> **What is needed**
Quote the whole listing word for word. Do not include the pictures.

-- start Material provided --

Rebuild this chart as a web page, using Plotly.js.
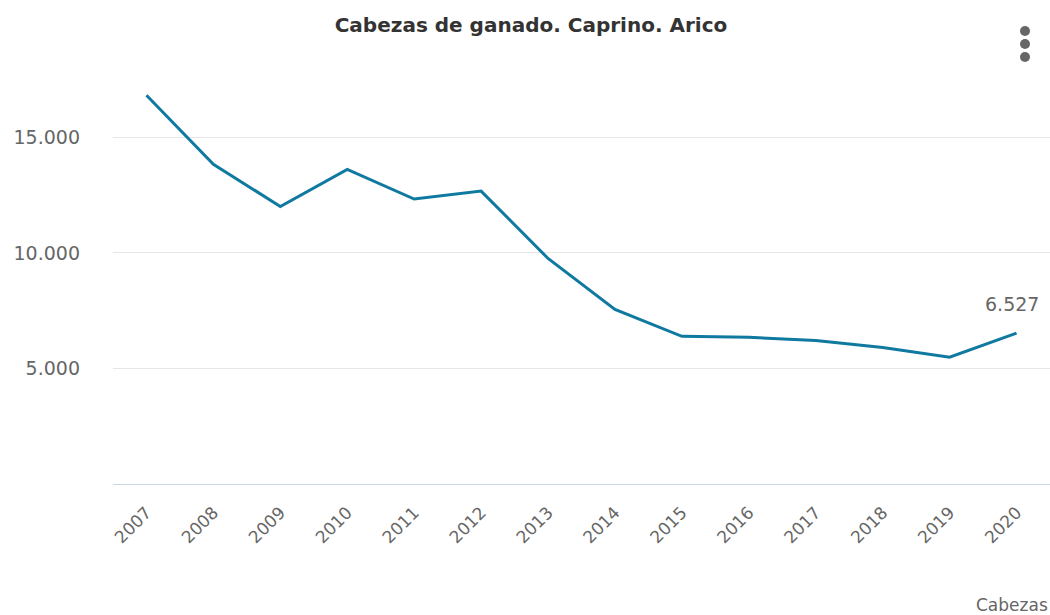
<!DOCTYPE html>
<html>
<head>
<meta charset="utf-8">
<script src="https://cdn.plot.ly/plotly-3.0.1.min.js"></script>
<style>html,body{margin:0;padding:0;background:#fff;}#chart{width:1050px;height:615px;}</style>
</head>
<body>
<div id="chart"></div>
<script>
const years = ['2007','2008','2009','2010','2011','2012','2013','2014','2015','2016','2017','2018','2019','2020'];
const cabezas = [16820, 13830, 12010, 13615, 12330, 12675, 9760, 7555, 6390, 6345, 6210, 5910, 5490, 6527];
const yTicks = [5000, 10000, 15000];
const unitLabel = 'Cabezas';
const titleText = 'Cabezas de ganado. Caprino. Arico';

function fmt(v){ return String(Math.round(v)).replace(/\B(?=(\d{3})+(?!\d))/g, '.'); }
const lastIdx = cabezas.length - 1;

const FONT = 'DejaVu Sans, Verdana, sans-serif';

const trace = {
  x: years, y: cabezas, type: 'scatter', mode: 'lines',
  line: {color: '#0f79a0', width: 3},
  cliponaxis: false, hoverinfo: 'x+y'
};

const layout = {
  width: 1050, height: 615,
  margin: {l: 113, r: 0, t: 68, b: 131},
  paper_bgcolor: '#ffffff', plot_bgcolor: '#ffffff',
  separators: ',.',
  font: {family: FONT, color: '#666666'},
  showlegend: false,
  title: {text: '<b>' + titleText + '</b>', font: {family: FONT, size: 20, color: '#333333'},
          x: 531/1050, xanchor: 'center', xref: 'container', y: 1 - 25/615, yanchor: 'middle', yref: 'container'},
  xaxis: {
    type: 'category', range: [-0.5, years.length - 0.5],
    showgrid: false, zeroline: false,
    showline: true, linecolor: '#ccd6eb', linewidth: 1,
    ticks: '', tickangle: -45, ticklabelstandoff: 11,
    tickfont: {family: FONT, size: 17, color: '#666666'}
  },
  yaxis: {
    range: [0, 18000], tickvals: yTicks, tickformat: ',d',
    showgrid: true, gridcolor: '#e6e6e6', gridwidth: 1,
    zeroline: false, showline: false, ticks: '',
    ticklabelstandoff: 32,
    tickfont: {family: FONT, size: 19, color: '#666666'}
  },
  annotations: [{
    text: unitLabel, xref: 'paper', yref: 'paper', x: 1, y: -0.29,
    xanchor: 'right', yanchor: 'middle', showarrow: false,
    font: {family: FONT, size: 17, color: '#666666'}
  }, {
    text: fmt(cabezas[lastIdx]), xref: 'x', yref: 'y', x: lastIdx, y: cabezas[lastIdx],
    xanchor: 'center', yanchor: 'middle', showarrow: false, yshift: 29, xshift: -5,
    font: {family: FONT, size: 19, color: '#666666'}
  }],
  shapes: [31, 44, 57].map(cy => ({
    type: 'circle', xref: 'paper', yref: 'paper', xsizemode: 'pixel', ysizemode: 'pixel',
    xanchor: (1025-113)/937, yanchor: 1 + (68 - cy)/416,
    x0: -5, x1: 5, y0: -5, y1: 5,
    fillcolor: '#666666', line: {width: 0}
  }))
};

Plotly.newPlot('chart', [trace], layout, {displayModeBar: false, staticPlot: true});
</script>
</body>
</html>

-- end Material provided --

> **Output of the exercise**
Rebuild this chart as a web page, using Plotly.js.
<!DOCTYPE html>
<html>
<head>
<meta charset="utf-8">
<script src="https://cdn.plot.ly/plotly-3.0.1.min.js"></script>
<style>html,body{margin:0;padding:0;background:#fff;}#chart{width:1050px;height:615px;}</style>
</head>
<body>
<div id="chart"></div>
<script>
const years = ['2007','2008','2009','2010','2011','2012','2013','2014','2015','2016','2017','2018','2019','2020'];
const cabezas = [16820, 13830, 12010, 13615, 12330, 12675, 9760, 7555, 6390, 6345, 6210, 5910, 5490, 6527];
const yTicks = [5000, 10000, 15000];
const unitLabel = 'Cabezas';
const titleText = 'Cabezas de ganado. Caprino. Arico';

function fmt(v){ return String(Math.round(v)).replace(/\B(?=(\d{3})+(?!\d))/g, '.'); }
const lastIdx = cabezas.length - 1;

const FONT = 'DejaVu Sans, Verdana, sans-serif';

const trace = {
  x: years, y: cabezas, type: 'scatter', mode: 'lines',
  line: {color: '#0f79a0', width: 3},
  cliponaxis: false, hoverinfo: 'x+y'
};

const layout = {
  width: 1050, height: 615,
  margin: {l: 113, r: 0, t: 68, b: 131},
  paper_bgcolor: '#ffffff', plot_bgcolor: '#ffffff',
  separators: ',.',
  font: {family: FONT, color: '#666666'},
  showlegend: false,
  title: {text: '<b>' + titleText + '</b>', font: {family: FONT, size: 20, color: '#333333'},
          x: 531/1050, xanchor: 'center', xref: 'container', y: 1 - 25/615, yanchor: 'middle', yref: 'container'},
  xaxis: {
    type: 'category', range: [-0.5, years.length - 0.5],
    showgrid: false, zeroline: false,
    showline: true, linecolor: '#ccd6eb', linewidth: 1,
    ticks: '', tickangle: -45, ticklabelstandoff: 11,
    tickfont: {family: FONT, size: 17, color: '#666666'}
  },
  yaxis: {
    range: [0, 18000], tickvals: yTicks, tickformat: ',d',
    showgrid: true, gridcolor: '#e6e6e6', gridwidth: 1,
    zeroline: false, showline: false, ticks: '',
    ticklabelstandoff: 32,
    tickfont: {family: FONT, size: 19, color: '#666666'}
  },
  annotations: [{
    text: unitLabel, xref: 'paper', yref: 'paper', x: 1, y: -0.29,
    xanchor: 'right', yanchor: 'middle', showarrow: false,
    font: {family: FONT, size: 17, color: '#666666'}
  }, {
    text: fmt(cabezas[lastIdx]), xref: 'x', yref: 'y', x: lastIdx, y: cabezas[lastIdx],
    xanchor: 'center', yanchor: 'middle', showarrow: false, yshift: 29, xshift: -5,
    font: {family: FONT, size: 19, color: '#666666'}
  }],
  shapes: [31, 44, 57].map(cy => ({
    type: 'circle', xref: 'paper', yref: 'paper', xsizemode: 'pixel', ysizemode: 'pixel',
    xanchor: (1025-113)/937, yanchor: 1 + (68 - cy)/416,
    x0: -5, x1: 5, y0: -5, y1: 5,
    fillcolor: '#666666', line: {width: 0}
  }))
};

Plotly.newPlot('chart', [trace], layout, {displayModeBar: false, staticPlot: true});
</script>
</body>
</html>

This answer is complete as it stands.